* **Data lines**:
□ □ □ □

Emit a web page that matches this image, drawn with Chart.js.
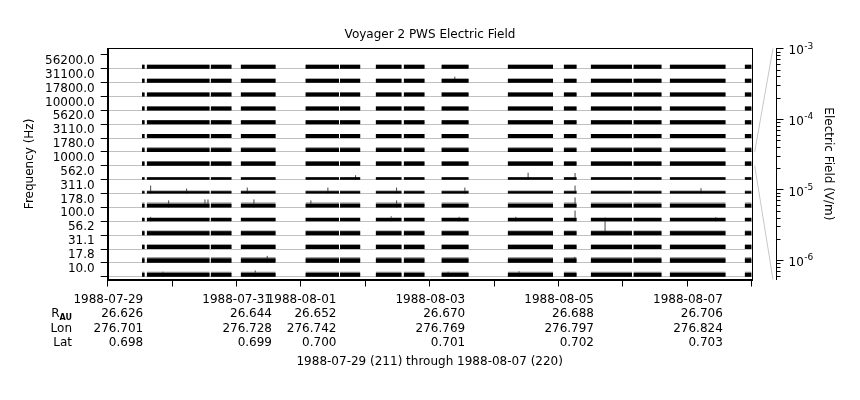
<!DOCTYPE html>
<html>
<head>
<meta charset="utf-8">
<title>Voyager 2 PWS Electric Field</title>
<script src="https://cdn.jsdelivr.net/npm/chart.js@4/dist/chart.umd.min.js"></script>
<style>
  html, body { margin: 0; padding: 0; background: #fff; }
  canvas { display: block; }
</style>
</head>
<body>
<canvas id="pws" width="860" height="400"></canvas>
<script>
// Frequency channels, top strip first
const freqLabels = ['56200.0', '31100.0', '17800.0', '10000.0', '5620.0', '3110.0', '1780.0', '1000.0',
                    '562.0', '311.0', '178.0', '100.0', '56.2', '31.1', '17.8', '10.0'];
// Background level (black) and peak level (grey) per channel, V/m
const bgField   = [4.7e-6, 4.7e-6, 4.7e-6, 4.7e-6, 4.7e-6, 4.7e-6, 4.0e-6, 5.5e-6,
                   2.1e-6, 1.9e-6, 3.2e-6, 3.2e-6, 4.7e-6, 4.7e-6, 5.5e-6, 4.0e-6];
const peakField = [4.7e-6, 4.7e-6, 4.7e-6, 4.7e-6, 4.7e-6, 4.7e-6, 6.5e-6, 5.5e-6,
                   2.1e-6, 2.7e-6, 8.0e-6, 4.0e-6, 6.8e-6, 6.8e-6, 1.1e-5, 8.0e-6];
// Data coverage, days after 1988-07-29 00:00
const segStart = [0.533, 0.606, 1.599, 2.065, 3.070, 3.607, 4.161, 4.596, 5.182, 6.211, 7.081, 7.500, 8.163, 8.727, 9.891];
const segEnd   = [0.575, 1.584, 1.925, 2.609, 3.592, 3.924, 4.565, 4.922, 5.606, 6.915, 7.283, 8.141, 8.602, 9.596, 10.0];
// Isolated spikes: channel, day, field (V/m)
const spikeChan  = ['311.0', '100.0', '10.0', '178.0', '311.0', '178.0', '178.0', '311.0', '178.0', '10.0', '17.8',
                    '178.0', '311.0', '562.0', '100.0', '178.0', '311.0', '10.0', '31100.0', '100.0', '311.0',
                    '10.0', '100.0', '562.0', '17.8', '562.0', '311.0', '178.0', '100.0', '56.2', '311.0', '100.0'];
const spikeDay   = [0.667, 0.667, 0.858, 0.947, 1.226, 1.510, 1.557, 2.167, 2.271, 2.291, 2.477,
                    3.155, 3.419, 3.849, 4.402, 4.486, 4.486, 5.286, 5.390, 5.457, 5.546,
                    6.388, 6.337, 6.528, 7.253, 7.257, 7.257, 7.257, 7.257, 7.723, 9.213, 9.441];
const spikeField = [4.1e-5, 6.0e-6, 8.0e-6, 2.4e-5, 8.0e-6, 4.1e-5, 4.1e-5, 1.4e-5, 4.1e-5, 1.6e-5, 2.4e-5,
                    2.4e-5, 1.4e-5, 6.0e-6, 8.0e-6, 2.4e-5, 1.4e-5, 8.0e-6, 1.4e-5, 6.0e-6, 1.4e-5,
                    1.0e-5, 6.0e-6, 2.4e-5, 1.4e-5, 2.0e-5, 4.1e-5, 1.2e-4, 1.8e-4, 8.1e-3, 1.0e-5, 5.0e-6];
// Bottom axis labels and ephemeris
const tickDays = [0, 2, 3, 5, 7, 9];
const tickDates = ['1988-07-29', '1988-07-31', '1988-08-01', '1988-08-03', '1988-08-05', '1988-08-07'];
const rAU    = ['26.626', '26.644', '26.652', '26.670', '26.688', '26.706'];
const lonDeg = ['276.701', '276.728', '276.742', '276.769', '276.797', '276.824'];
const latDeg = ['0.698', '0.699', '0.700', '0.701', '0.702', '0.703'];
// Electric field scale (one strip spans this range)
const fieldMin = 5.3e-7, fieldMax = 1e-3;
const fieldDecades = [1e-6, 1e-5, 1e-4, 1e-3];
const fieldDecadeExp = ['-6', '-5', '-4', '-3'];
const refChannel = '1000.0';

const nChan = freqLabels.length;
const lMin = Math.log10(fieldMin), lMax = Math.log10(fieldMax);
const strip = v => (Math.log10(v) - lMin) / (lMax - lMin);
const chanIndex = f => nChan - 1 - freqLabels.indexOf(f);
const FONT = "'DejaVu Sans', sans-serif";

Chart.defaults.font.family = FONT;
Chart.defaults.font.size = 12;
Chart.defaults.color = '#000';

const datasets = [];
freqLabels.forEach((f, i) => {
    const k = nChan - 1 - i;
    const bar = v => {
        const pts = [];
        segStart.forEach((s, j) => {
            pts.push({x: s, y: k + strip(v)}, {x: segEnd[j], y: k + strip(v)}, {x: segEnd[j], y: null});
        });
        return pts;
    };
    datasets.push({data: bar(peakField[i]), fill: {value: k}, backgroundColor: '#808080',
                   borderColor: 'rgba(0,0,0,0)', order: 3});
    datasets.push({data: bar(bgField[i]), fill: {value: k}, backgroundColor: '#000',
                   borderColor: 'rgba(0,0,0,0)', order: 1});
});

// spikes as vertical strokes from the strip baseline
const spikePts = [];
spikeDay.map((d, j) => j).sort((a, b) => spikeDay[a] - spikeDay[b]).forEach(j => {
    const k = chanIndex(spikeChan[j]);
    spikePts.push({x: spikeDay[j], y: k}, {x: spikeDay[j], y: k + strip(spikeField[j])}, {x: spikeDay[j], y: null});
});
datasets.push({data: spikePts, borderColor: '#444', borderWidth: 1, fill: false, order: 2});

// field axis ticks: decades plus 2..9 minors
const fieldTicks = [];
[1e-7].concat(fieldDecades).forEach(d => {
    for (let m = 1; m <= 9; m++) {
        const v = d * m;
        if (v >= fieldMin * 0.999 && v <= fieldMax * 1.001) fieldTicks.push(v);
    }
});
const decadeOf = v => fieldDecades.findIndex(d => Math.abs(d - v) / d < 1e-6);

const pwsDecor = {
    id: 'pwsDecor',
    afterDraw(chart) {
        const {ctx, chartArea: a, scales} = chart;
        ctx.save();
        ctx.strokeStyle = '#000';
        ctx.lineWidth = 1;
        const L = Math.round(a.left), T = Math.round(a.top), R = Math.round(a.right), B = Math.round(a.bottom);
        ctx.strokeRect(L + 0.5, T + 0.5, R - L, B - T);

        // right axis tick marks and 10^n labels
        const fs = scales.field;
        const x0 = Math.round(fs.left) + 0.5;
        ctx.beginPath();
        fs.ticks.forEach(t => {
            const y = Math.round(fs.getPixelForValue(t.value)) + 0.5;
            ctx.moveTo(x0, y);
            ctx.lineTo(x0 + (decadeOf(t.value) >= 0 ? 7 : 4), y);
        });
        ctx.stroke();
        ctx.fillStyle = '#000';
        ctx.textAlign = 'left';
        ctx.textBaseline = 'middle';
        fieldDecades.forEach((d, j) => {
            const y = fs.getPixelForValue(d);
            ctx.font = '12px ' + FONT;
            ctx.fillText('10', x0 + 12, y + 3);
            const w = ctx.measureText('10').width;
            ctx.font = '9px ' + FONT;
            ctx.fillText(fieldDecadeExp[j], x0 + 12 + w + 0.5, y - 2);
        });

        // strip -> field scale guides
        const k = chanIndex(refChannel);
        ctx.strokeStyle = '#c8c8c8';
        ctx.beginPath();
        ctx.moveTo(a.right + 3, scales.y.getPixelForValue(k + 1));
        ctx.lineTo(fs.left - 3, fs.top);
        ctx.moveTo(a.right + 3, scales.y.getPixelForValue(k));
        ctx.lineTo(fs.left - 3, fs.bottom);
        ctx.stroke();

        // ephemeris row names
        const xs = scales.x;
        const row = i => xs.top + 7 + 6 + 14.4 * (i + 0.5);
        ctx.font = 'bold 8px ' + FONT;
        const auW = ctx.measureText('AU').width;
        ctx.textAlign = 'left';
        ctx.fillText('AU', 72 - auW, row(1) + 4);
        ctx.font = '12px ' + FONT;
        ctx.textAlign = 'right';
        ctx.fillText('R', 72 - auW, row(1));
        ctx.fillText('Lon', 72, row(2));
        ctx.fillText('Lat', 72, row(3));
        ctx.restore();
    }
};

new Chart(document.getElementById('pws'), {
    type: 'line',
    data: {datasets},
    plugins: [pwsDecor],
    options: {
        responsive: false,
        animation: false,
        spanGaps: false,
        layout: {padding: 0},
        elements: {point: {radius: 0}, line: {tension: 0, borderWidth: 1}},
        plugins: {
            legend: {display: false},
            tooltip: {enabled: false},
            title: {
                display: true,
                text: 'Voyager 2 PWS Electric Field',
                color: '#000',
                font: {size: 12, weight: 'normal'},
                padding: {top: 27.4, bottom: 6.5}
            }
        },
        scales: {
            x: {
                type: 'linear',
                min: 0,
                max: 10,
                ticks: {
                    stepSize: 1,
                    autoSkip: false,
                    maxRotation: 0,
                    align: 'end',
                    labelOffset: 35.5,
                    padding: 6,
                    color: '#000',
                    callback: v => {
                        const j = tickDays.indexOf(v);
                        return j < 0 ? '' : [tickDates[j], rAU[j], lonDeg[j], latDeg[j]];
                    }
                },
                grid: {drawOnChartArea: false, tickLength: 7, tickColor: '#000'},
                border: {display: true, color: '#000'},
                title: {
                    display: true,
                    text: '1988-07-29 (211) through 1988-08-07 (220)',
                    color: '#000',
                    padding: {top: 4, bottom: 31}
                },
                afterFit: s => { s.height = 120.5; }
            },
            y: {
                type: 'linear',
                position: 'left',
                min: -0.2,
                max: 16.48,
                afterBuildTicks: s => { s.ticks = freqLabels.concat(['']).map((_, j) => ({value: j})); },
                ticks: {
                    autoSkip: false,
                    labelOffset: -8,
                    padding: 6,
                    color: '#000',
                    callback: v => (v < nChan ? freqLabels[nChan - 1 - v] : '')
                },
                grid: {
                    color: c => (c.tick && c.tick.value < nChan ? '#c0c0c0' : 'rgba(0,0,0,0)'),
                    tickColor: '#000',
                    tickLength: 7
                },
                border: {display: true, color: '#000'},
                title: {
                    display: true,
                    text: 'Frequency (Hz)',
                    color: '#000',
                    padding: {top: 22.8, bottom: 0}
                },
                afterFit: s => { s.width = 107.7; }
            },
            gap: {
                type: 'linear',
                position: 'right',
                weight: 0,
                ticks: {display: false},
                grid: {display: false},
                border: {display: false},
                afterFit: s => { s.width = 24.3; }
            },
            field: {
                type: 'logarithmic',
                position: 'right',
                weight: 1,
                min: fieldMin,
                max: fieldMax,
                afterBuildTicks: s => { s.ticks = fieldTicks.map(v => ({value: v})); },
                ticks: {display: false},
                grid: {drawOnChartArea: false, drawTicks: false},
                border: {display: true, color: '#000'},
                title: {
                    display: true,
                    text: 'Electric Field (V/m)',
                    color: '#000',
                    padding: {top: 24.8, bottom: 0}
                },
                afterFit: s => { s.width = 84; }
            }
        }
    }
});
</script>
</body>
</html>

□ □ □ □

* **Problem to work on**: List every line above containing the word "this".

* **Expected output**:
Emit a web page that matches this image, drawn with Chart.js.
// Electric field scale (one strip spans this range)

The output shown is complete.